Mathematician that he was, though it was not rocket science, he figured out the calculus of how to get around those undulations. It was simply to establish a conservative, he thought about 5% annually, using an average drawdown calculated on a five-year basis for endowment income. Thus in a good year of market performance, the positive difference would be plowed back into the endowment. That then created a rainy day fund for those years when the market fell below five-year average such that the annual operating budget built for the roughly 5% would be able to run without a deficit.
Today, most colleges and universities have partial preparation and security in the face of economic slowdowns if they, as most do, handle their portfolios and the use if their endowment incomes in this way.
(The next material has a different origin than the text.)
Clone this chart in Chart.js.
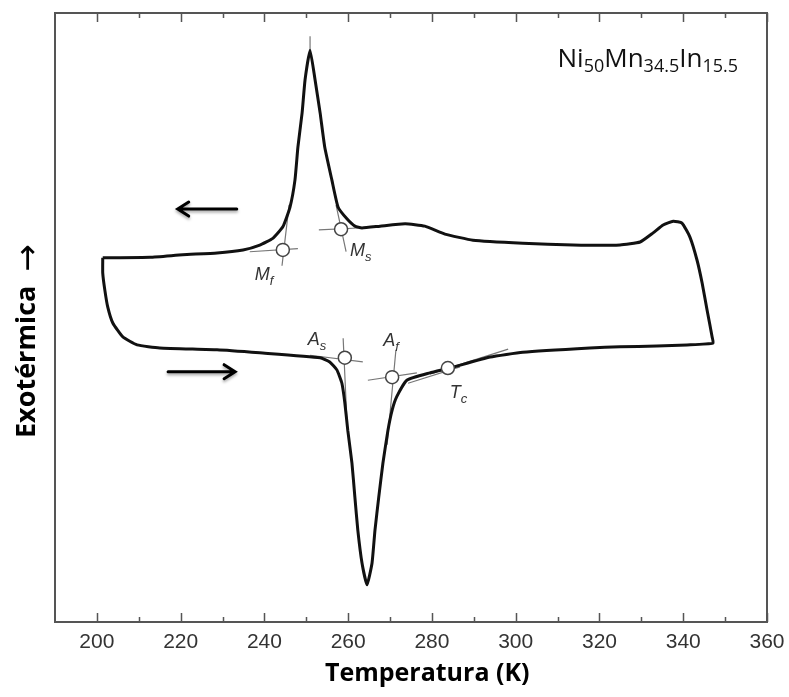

The second thing he initiated on the fiscal affairs front at Dartmouth that has now also been mimicked by many, maybe most colleges and universities, was that when building a new building or even undertaking a large renovation of an existing one, that the total budget for the project had to include maintenance and depreciation. That is, it is going to cost money, real money to keep any building running and maintained: heat, light, custodial coverage, roof, plumbing and maybe even a next major renovation. That continuing, unrelenting and unforgiving cost had to be planned for as a way of overcoming the oxymoronic idea of “deferred maintenance.” That brought further annual stability to Dartmouth’s budgets and plant operations. While that alone doesn’t solve every part of ensuing economic challenges, it is a further hedge against having any one or two annual budgets be overly struck and stymied by national and global economic cycles and even major downturns.